The French poet and essayist Charles Péguy once noted that "Homer is new and fresh this morning, and nothing, perhaps, is so old and tired as today's newspaper". An inspiring news report is difficult to find; one that is instructive may be difficult to read. Journalist Malcolm Muggeridge once confessed that "I've often thought that if I'd been a journalist in the Holy Land at the time of our Lord's ministry, I should have spent my time looking into what was happening in Herod's court. I'd be wanting to sign Salome for her exclusive memoirs, and finding out what Pilate was up to, and- I would have missed completely the most important event there ever was". (First Things, Why the News Makes us Dumb) Similarly, in her analysis of Mark Bauerlein's book The Dumbest Generation: How the Digital Age Stupefies Young Americans and Jeopardizes our Future (or Don't Trust Anyone under 30), poet and homeschooling mother Sally Thomas observed that instead of producing a generation of geniuses, digital technology is having the opposite effect. (see I-phones Have Consequences)

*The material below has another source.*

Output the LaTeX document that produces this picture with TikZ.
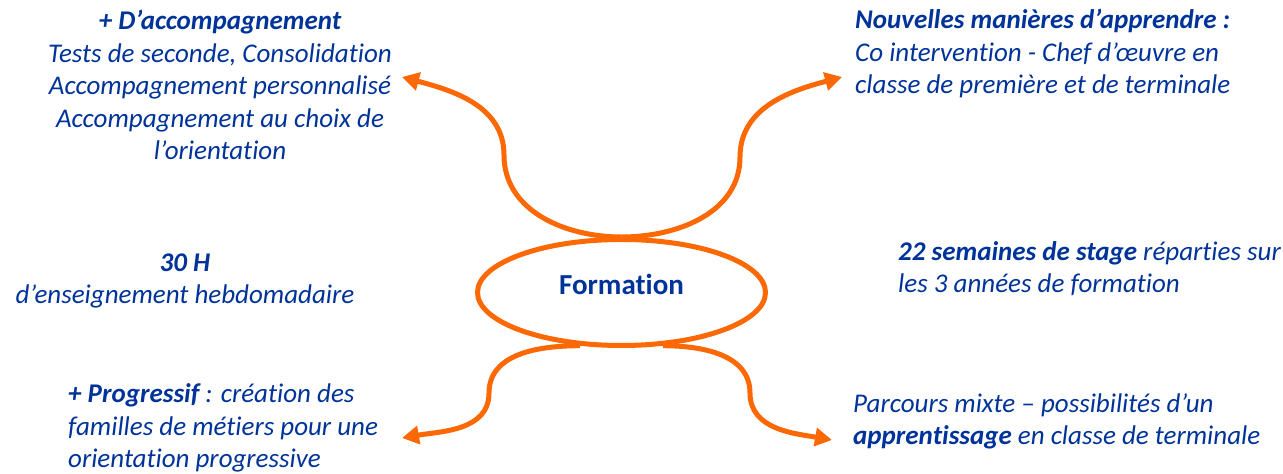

From the crack of dawn journalists yoddle from media mountain tops about the wrestling match between Romney/Ryan and Obama/Biden, the European Union's Nobel Peace Prize, or the Major League Baseball pennant race, while social media and technology gurus echo their reports through the cultural valleys and lowlands. If in the evening the clouds of cacophony were to part and the North Star blaze silently through the sky, the magazines, newspapers, and blogs of the following morning might still read: "Lay ee odl lay ee odl-oo" and every Facebook and Twitter post resonate with "O ho lay dee odl lee o, o ho lay dee odl ay". Meanwhile, if a celestial observer were alert enough to witness such a sidereal phenomenon, his report would hardly be received any better than Amahl's report to his mother in Menotti's Amahl and the Night Visitors.
Modern-day Herods, Salomes and Pilates will continue their charades, and the electronic echo of the ubiquitous yodeling will only grow louder. But Homer is still new, Amahl still beckons, and the messages of those who see things as they really are will ripple through every corner of cyberspace, sending waves of good news about the most important event there ever was.